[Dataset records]
•••
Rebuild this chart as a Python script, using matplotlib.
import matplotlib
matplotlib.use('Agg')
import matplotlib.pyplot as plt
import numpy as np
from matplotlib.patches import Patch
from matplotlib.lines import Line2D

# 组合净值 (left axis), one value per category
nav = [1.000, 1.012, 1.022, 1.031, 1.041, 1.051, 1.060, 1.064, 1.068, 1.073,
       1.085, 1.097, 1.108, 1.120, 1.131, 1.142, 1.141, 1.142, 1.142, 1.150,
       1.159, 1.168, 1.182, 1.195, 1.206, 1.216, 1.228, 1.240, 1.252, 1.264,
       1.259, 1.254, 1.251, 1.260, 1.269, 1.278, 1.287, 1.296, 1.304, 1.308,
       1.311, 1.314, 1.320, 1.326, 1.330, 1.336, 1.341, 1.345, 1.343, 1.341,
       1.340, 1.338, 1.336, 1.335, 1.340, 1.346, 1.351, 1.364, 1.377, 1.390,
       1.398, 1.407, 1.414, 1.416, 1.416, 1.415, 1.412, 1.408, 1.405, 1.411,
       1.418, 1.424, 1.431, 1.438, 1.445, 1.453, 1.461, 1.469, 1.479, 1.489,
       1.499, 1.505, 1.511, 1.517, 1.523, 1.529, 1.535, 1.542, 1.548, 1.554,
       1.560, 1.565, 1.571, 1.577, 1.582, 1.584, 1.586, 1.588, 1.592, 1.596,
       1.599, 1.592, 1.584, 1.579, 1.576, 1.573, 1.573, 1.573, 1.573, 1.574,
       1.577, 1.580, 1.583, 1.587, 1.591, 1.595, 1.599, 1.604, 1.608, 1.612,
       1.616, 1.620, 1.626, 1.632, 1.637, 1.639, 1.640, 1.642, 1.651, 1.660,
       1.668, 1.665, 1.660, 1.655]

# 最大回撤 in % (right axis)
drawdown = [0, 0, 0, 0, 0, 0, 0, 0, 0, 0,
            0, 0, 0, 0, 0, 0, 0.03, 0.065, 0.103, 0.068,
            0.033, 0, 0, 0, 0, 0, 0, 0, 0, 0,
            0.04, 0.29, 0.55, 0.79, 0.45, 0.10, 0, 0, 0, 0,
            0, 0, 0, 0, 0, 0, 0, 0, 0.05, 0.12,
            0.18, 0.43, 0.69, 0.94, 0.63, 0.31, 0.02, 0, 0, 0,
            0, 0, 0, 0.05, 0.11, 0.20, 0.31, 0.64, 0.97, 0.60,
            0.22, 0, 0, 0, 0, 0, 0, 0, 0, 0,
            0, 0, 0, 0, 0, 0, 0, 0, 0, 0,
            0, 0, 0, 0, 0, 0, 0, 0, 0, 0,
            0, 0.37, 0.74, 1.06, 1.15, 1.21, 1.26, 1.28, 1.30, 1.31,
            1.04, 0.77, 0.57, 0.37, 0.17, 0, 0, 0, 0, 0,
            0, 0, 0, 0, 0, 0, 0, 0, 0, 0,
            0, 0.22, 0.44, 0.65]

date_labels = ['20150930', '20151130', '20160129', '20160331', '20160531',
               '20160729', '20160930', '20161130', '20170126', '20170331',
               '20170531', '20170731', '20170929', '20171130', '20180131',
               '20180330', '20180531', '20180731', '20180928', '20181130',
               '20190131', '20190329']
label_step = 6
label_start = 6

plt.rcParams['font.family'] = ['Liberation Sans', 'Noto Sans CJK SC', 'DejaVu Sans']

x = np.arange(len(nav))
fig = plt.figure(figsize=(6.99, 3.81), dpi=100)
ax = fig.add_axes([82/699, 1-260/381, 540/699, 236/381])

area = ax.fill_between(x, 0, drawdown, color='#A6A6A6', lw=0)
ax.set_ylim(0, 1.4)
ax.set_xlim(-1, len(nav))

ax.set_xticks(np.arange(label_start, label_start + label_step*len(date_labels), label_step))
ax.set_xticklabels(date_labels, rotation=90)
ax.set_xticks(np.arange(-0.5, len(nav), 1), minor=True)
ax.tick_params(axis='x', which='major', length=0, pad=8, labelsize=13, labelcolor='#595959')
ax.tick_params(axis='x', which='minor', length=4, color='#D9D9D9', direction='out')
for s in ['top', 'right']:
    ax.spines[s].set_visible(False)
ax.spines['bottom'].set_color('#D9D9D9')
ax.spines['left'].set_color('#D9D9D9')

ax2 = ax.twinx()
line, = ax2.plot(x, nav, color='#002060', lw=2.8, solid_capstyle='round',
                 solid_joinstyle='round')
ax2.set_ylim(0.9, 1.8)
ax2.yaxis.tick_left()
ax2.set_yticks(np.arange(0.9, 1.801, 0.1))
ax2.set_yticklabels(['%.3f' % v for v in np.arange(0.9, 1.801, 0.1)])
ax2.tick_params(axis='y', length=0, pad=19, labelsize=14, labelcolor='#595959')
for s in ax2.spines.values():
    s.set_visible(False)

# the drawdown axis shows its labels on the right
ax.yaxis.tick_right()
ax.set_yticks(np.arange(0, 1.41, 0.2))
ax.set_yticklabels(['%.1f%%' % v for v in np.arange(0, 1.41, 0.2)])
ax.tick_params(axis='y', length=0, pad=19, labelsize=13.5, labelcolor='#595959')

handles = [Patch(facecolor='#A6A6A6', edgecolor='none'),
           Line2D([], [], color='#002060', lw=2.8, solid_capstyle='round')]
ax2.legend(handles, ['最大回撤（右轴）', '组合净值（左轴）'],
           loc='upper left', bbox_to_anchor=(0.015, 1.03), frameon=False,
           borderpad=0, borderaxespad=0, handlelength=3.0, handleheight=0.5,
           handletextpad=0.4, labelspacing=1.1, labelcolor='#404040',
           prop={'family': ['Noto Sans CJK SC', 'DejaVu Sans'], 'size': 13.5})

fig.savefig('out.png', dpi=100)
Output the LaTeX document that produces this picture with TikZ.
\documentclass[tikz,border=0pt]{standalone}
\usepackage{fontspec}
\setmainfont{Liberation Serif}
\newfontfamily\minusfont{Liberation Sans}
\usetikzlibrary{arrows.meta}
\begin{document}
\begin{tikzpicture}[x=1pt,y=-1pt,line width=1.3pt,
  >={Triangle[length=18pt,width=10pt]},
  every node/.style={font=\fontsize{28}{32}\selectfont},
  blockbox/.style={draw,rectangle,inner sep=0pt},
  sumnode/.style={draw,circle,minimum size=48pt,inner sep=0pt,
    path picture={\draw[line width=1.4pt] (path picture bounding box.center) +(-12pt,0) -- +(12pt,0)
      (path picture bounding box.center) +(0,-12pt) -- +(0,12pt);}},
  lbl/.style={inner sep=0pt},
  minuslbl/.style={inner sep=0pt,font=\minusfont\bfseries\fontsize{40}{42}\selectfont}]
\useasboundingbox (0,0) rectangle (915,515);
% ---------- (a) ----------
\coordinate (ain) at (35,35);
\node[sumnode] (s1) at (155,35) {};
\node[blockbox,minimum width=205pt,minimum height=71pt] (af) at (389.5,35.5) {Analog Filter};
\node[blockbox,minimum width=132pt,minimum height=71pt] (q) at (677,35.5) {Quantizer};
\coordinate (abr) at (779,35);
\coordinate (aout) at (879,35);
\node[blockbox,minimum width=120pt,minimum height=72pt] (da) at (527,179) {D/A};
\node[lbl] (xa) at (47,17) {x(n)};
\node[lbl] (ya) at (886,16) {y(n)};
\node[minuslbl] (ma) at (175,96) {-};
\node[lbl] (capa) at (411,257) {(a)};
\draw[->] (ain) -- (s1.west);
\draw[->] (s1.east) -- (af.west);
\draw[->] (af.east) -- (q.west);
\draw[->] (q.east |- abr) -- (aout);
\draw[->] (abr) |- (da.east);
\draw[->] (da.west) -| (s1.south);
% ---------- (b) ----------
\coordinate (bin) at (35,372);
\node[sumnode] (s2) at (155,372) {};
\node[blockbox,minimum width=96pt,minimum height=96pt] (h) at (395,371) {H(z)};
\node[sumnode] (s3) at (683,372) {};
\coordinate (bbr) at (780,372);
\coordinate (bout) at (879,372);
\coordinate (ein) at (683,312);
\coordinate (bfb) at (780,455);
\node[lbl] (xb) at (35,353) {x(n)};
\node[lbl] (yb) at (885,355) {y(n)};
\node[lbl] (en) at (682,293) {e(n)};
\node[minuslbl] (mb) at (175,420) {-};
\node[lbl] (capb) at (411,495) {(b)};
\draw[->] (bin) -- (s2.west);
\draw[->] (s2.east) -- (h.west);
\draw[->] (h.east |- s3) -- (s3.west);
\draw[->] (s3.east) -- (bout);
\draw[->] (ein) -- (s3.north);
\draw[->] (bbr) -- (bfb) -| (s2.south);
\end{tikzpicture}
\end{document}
•••
> What to produce: Please reproduce exactly the lines above, beginning with the first and ending with the line that contains "from matplotlib.lines import Line2D", and include nothing outside that range.

> Correct output:
Rebuild this chart as a Python script, using matplotlib.
import matplotlib
matplotlib.use('Agg')
import matplotlib.pyplot as plt
import numpy as np
from matplotlib.patches import Patch
from matplotlib.lines import Line2D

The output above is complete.